Cercare di far passare un messaggio più legato alla salute che all’estetica, ed è un lavoro che andrebbe fatto a 360 gradi, anche a partire dai pediatri, da chi si prende cura delle persone più piccole. Dovrebbero istruire i genitori a un’alimentazione sana ma ciò che serve è anche ricreare quell’intorno alla famiglia che permette alle persone di prendersi cura. Attorno a una famiglia con figli – perché il futuro che vogliamo passa per l’educazione che diamo ai bambini di oggi – creare una rete di supporto che da il tempo di fare la spesa, di cucinare, di educare al benessere, può creare cambiamento.

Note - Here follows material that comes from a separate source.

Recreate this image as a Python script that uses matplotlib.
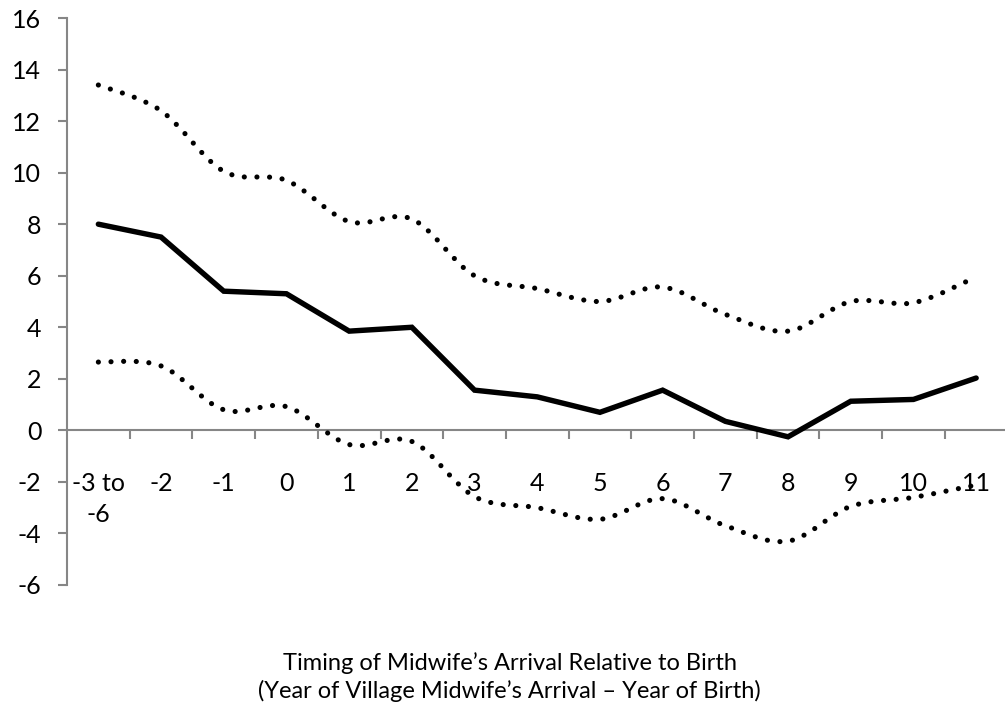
import numpy as np
import matplotlib
matplotlib.use("Agg")
import matplotlib.pyplot as plt
from matplotlib.path import Path
from matplotlib.patches import PathPatch

plt.rcParams['font.family'] = ['Lato', 'DejaVu Sans']

# Data
categories = ["-3 to\n-6", "-2", "-1", "0", "1", "2", "3", "4", "5", "6",
              "7", "8", "9", "10", "11"]
estimate = [8.0, 7.5, 5.4, 5.3, 3.85, 4.0, 1.56, 1.3, 0.7, 1.56,
            0.35, -0.25, 1.13, 1.2, 2.03]
upper_ci = [13.4, 12.4, 10.05, 9.7, 8.1, 8.2, 6.0, 5.5, 5.0, 5.56,
            4.5, 3.85, 5.0, 4.95, 5.95]
lower_ci = [2.65, 2.5, 0.8, 0.92, -0.55, -0.43, -2.57, -3.0, -3.45, -2.65,
            -3.7, -4.3, -2.95, -2.6, -2.12]
yticks = [-6, -4, -2, 0, 2, 4, 6, 8, 10, 12, 14, 16]

AXIS_GREY = "#868686"


def smooth_path(xs, ys):
    """Excel-style smoothed line: cubic Bezier segments (Catmull-Rom tangents)."""
    pts = np.column_stack([xs, ys]).astype(float)
    padded = np.vstack([pts[0], pts, pts[-1]])
    verts = [pts[0]]
    codes = [Path.MOVETO]
    for i in range(len(pts) - 1):
        p0, p1, p2, p3 = padded[i], padded[i + 1], padded[i + 2], padded[i + 3]
        c1 = p1 + (p2 - p0) / 6.0
        c2 = p2 - (p3 - p1) / 6.0
        verts += [c1, c2, p2]
        codes += [Path.CURVE4] * 3
    return Path(verts, codes)


fig = plt.figure(figsize=(10.05, 7.15), dpi=100)
ax = fig.add_axes([67 / 1005, 130 / 715, 940.5 / 1005, 567 / 715])

x = np.arange(len(categories))

ax.plot(x, estimate, color="black", lw=3.9, solid_joinstyle="miter",
        solid_capstyle="round", zorder=3)

for series in (upper_ci, lower_ci):
    patch = PathPatch(smooth_path(x, series), fill=False, edgecolor="black",
                      lw=3.7, capstyle="round", linestyle=(0, (0.01, 2.45)),
                      zorder=3)
    ax.add_patch(patch)

ax.set_xlim(-0.5, len(categories) - 0.5)
ax.set_ylim(-6, 16)

for side in ("top", "right"):
    ax.spines[side].set_visible(False)
ax.spines["left"].set_color(AXIS_GREY)
ax.spines["left"].set_linewidth(1.5)
ax.spines["bottom"].set_color(AXIS_GREY)
ax.spines["bottom"].set_linewidth(1.5)
ax.spines["bottom"].set_position(("data", 0))

ax.set_yticks(yticks)
ax.set_yticklabels([str(v) for v in yticks])
ax.tick_params(axis="y", direction="out", length=6.5, width=1.5,
               color=AXIS_GREY, pad=12, labelsize=18)

ax.set_xticks(x)
ax.set_xticklabels(categories, linespacing=1.42)
ax.set_xticks(np.arange(0.5, len(categories)), minor=True)
ax.tick_params(axis="x", which="major", length=0, pad=30, labelsize=18)
ax.tick_params(axis="x", which="minor", direction="out", length=6.5,
               width=1.5, color=AXIS_GREY)
for lbl in ax.get_xticklabels():
    lbl.set_verticalalignment("top")

fig.text(0.507, 0.053,
         "Timing of Midwife\u2019s Arrival Relative to Birth\n"
         "(Year of Village Midwife\u2019s Arrival \u2013 Year of Birth)",
         ha="center", va="center", fontsize=17, linespacing=1.3)

fig.savefig("out.png", dpi=100)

E anche comunicare il più possibile, per il benessere personale e per il benessere del pianeta.
Informazioni chiave
Il cambio di paradigma: dalla dieta classica all’alimentazione intuitiva
Lasciare l’idea della nutrizione basata su software, grammature e conteggio calorico, optando per l’alimentazione intuitiva, un approccio centrato sull’ascolto del corpo, sul senso di fame e sazietà, e sulla libertà e autogestione individuale. Un’alimentazione che tiene conto dello stile di vita della persona e mira al benessere mettendo da parte il raggiungimento di un “peso ideale”.
Connessione tra alimentazione, sostenibilità e accessibilità economica
Cibo naturale e di stagione porta maggiori benefici per il corpo. Tuttavia, ostacoli economici e sociali limitano spesso l’accesso a un’alimentazione sana. La cultura del benessere dovrebbe essere anche ambientale, culturale e economicamente accessibile.
Nuove narrazioni sui corpi
La grassofobia è il pregiudizio, lo stigma e la discriminazione verso le persone con un corpo grasso. Non è solo una questione estetica, ma un problema sociale, culturale e anche sanitario, che ha impatti profondi sulla salute mentale e fisica delle persone. Basta guardare alla genetica stessa per sfatare l’idea che tutti possano (e debbano) avere lo stesso tipo di corpo.